AIM OF THE TASK
Please transcribe the data that follows without the pictures, keeping every word the same.

** BEGIN **

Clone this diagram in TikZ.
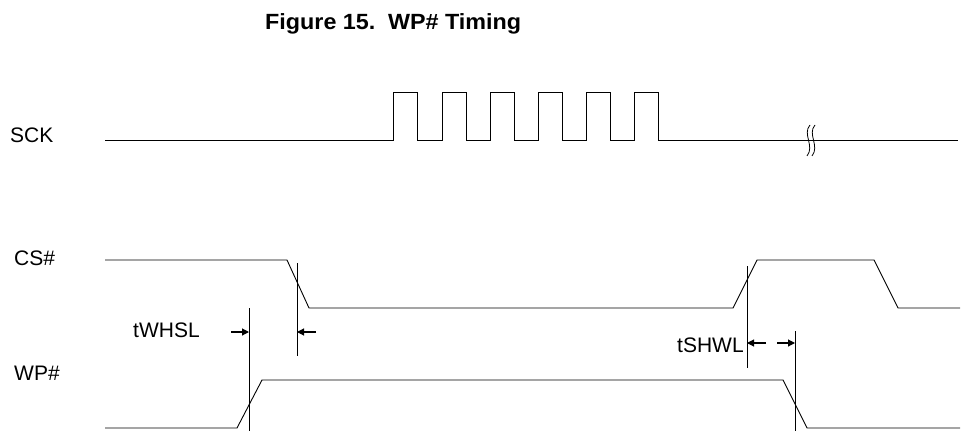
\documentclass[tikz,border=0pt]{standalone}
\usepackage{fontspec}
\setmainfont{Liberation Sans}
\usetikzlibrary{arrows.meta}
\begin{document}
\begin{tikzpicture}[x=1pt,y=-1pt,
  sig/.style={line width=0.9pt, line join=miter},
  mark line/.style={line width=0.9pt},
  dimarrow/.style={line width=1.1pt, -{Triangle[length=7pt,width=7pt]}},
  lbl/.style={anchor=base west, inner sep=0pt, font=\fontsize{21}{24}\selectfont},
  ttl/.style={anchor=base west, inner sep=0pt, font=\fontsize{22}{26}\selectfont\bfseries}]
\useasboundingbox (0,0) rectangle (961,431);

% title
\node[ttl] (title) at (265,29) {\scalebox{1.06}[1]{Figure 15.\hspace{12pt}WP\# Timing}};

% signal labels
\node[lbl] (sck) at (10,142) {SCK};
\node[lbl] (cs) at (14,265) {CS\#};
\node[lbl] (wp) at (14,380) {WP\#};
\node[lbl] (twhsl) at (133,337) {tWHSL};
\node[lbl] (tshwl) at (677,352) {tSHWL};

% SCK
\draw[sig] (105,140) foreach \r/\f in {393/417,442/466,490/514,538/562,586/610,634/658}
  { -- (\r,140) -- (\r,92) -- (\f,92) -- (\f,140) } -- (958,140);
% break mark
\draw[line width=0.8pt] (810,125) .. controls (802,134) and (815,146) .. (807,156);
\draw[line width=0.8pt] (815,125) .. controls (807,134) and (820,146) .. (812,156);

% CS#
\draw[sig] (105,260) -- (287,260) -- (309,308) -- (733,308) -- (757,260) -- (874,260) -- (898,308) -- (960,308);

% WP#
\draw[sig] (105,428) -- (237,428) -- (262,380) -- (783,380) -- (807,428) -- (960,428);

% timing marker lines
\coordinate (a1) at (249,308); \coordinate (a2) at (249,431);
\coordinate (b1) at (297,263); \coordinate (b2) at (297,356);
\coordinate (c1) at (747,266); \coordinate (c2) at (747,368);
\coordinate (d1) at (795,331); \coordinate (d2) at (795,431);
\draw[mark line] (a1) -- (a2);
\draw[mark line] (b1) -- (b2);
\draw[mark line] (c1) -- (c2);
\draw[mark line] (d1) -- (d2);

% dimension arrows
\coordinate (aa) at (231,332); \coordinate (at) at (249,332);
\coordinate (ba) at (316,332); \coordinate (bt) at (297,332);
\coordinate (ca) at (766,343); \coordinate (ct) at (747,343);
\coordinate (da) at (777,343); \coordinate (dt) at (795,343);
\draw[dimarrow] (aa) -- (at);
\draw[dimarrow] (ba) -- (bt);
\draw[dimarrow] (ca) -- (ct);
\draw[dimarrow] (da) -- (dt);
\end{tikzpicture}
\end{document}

** END **

WRITTEN RESPONSE
Clone this diagram in TikZ.
\documentclass[tikz,border=0pt]{standalone}
\usepackage{fontspec}
\setmainfont{Liberation Sans}
\usetikzlibrary{arrows.meta}
\begin{document}
\begin{tikzpicture}[x=1pt,y=-1pt,
  sig/.style={line width=0.9pt, line join=miter},
  mark line/.style={line width=0.9pt},
  dimarrow/.style={line width=1.1pt, -{Triangle[length=7pt,width=7pt]}},
  lbl/.style={anchor=base west, inner sep=0pt, font=\fontsize{21}{24}\selectfont},
  ttl/.style={anchor=base west, inner sep=0pt, font=\fontsize{22}{26}\selectfont\bfseries}]
\useasboundingbox (0,0) rectangle (961,431);

% title
\node[ttl] (title) at (265,29) {\scalebox{1.06}[1]{Figure 15.\hspace{12pt}WP\# Timing}};

% signal labels
\node[lbl] (sck) at (10,142) {SCK};
\node[lbl] (cs) at (14,265) {CS\#};
\node[lbl] (wp) at (14,380) {WP\#};
\node[lbl] (twhsl) at (133,337) {tWHSL};
\node[lbl] (tshwl) at (677,352) {tSHWL};

% SCK
\draw[sig] (105,140) foreach \r/\f in {393/417,442/466,490/514,538/562,586/610,634/658}
  { -- (\r,140) -- (\r,92) -- (\f,92) -- (\f,140) } -- (958,140);
% break mark
\draw[line width=0.8pt] (810,125) .. controls (802,134) and (815,146) .. (807,156);
\draw[line width=0.8pt] (815,125) .. controls (807,134) and (820,146) .. (812,156);

% CS#
\draw[sig] (105,260) -- (287,260) -- (309,308) -- (733,308) -- (757,260) -- (874,260) -- (898,308) -- (960,308);

% WP#
\draw[sig] (105,428) -- (237,428) -- (262,380) -- (783,380) -- (807,428) -- (960,428);

% timing marker lines
\coordinate (a1) at (249,308); \coordinate (a2) at (249,431);
\coordinate (b1) at (297,263); \coordinate (b2) at (297,356);
\coordinate (c1) at (747,266); \coordinate (c2) at (747,368);
\coordinate (d1) at (795,331); \coordinate (d2) at (795,431);
\draw[mark line] (a1) -- (a2);
\draw[mark line] (b1) -- (b2);
\draw[mark line] (c1) -- (c2);
\draw[mark line] (d1) -- (d2);

% dimension arrows
\coordinate (aa) at (231,332); \coordinate (at) at (249,332);
\coordinate (ba) at (316,332); \coordinate (bt) at (297,332);
\coordinate (ca) at (766,343); \coordinate (ct) at (747,343);
\coordinate (da) at (777,343); \coordinate (dt) at (795,343);
\draw[dimarrow] (aa) -- (at);
\draw[dimarrow] (ba) -- (bt);
\draw[dimarrow] (ca) -- (ct);
\draw[dimarrow] (da) -- (dt);
\end{tikzpicture}
\end{document}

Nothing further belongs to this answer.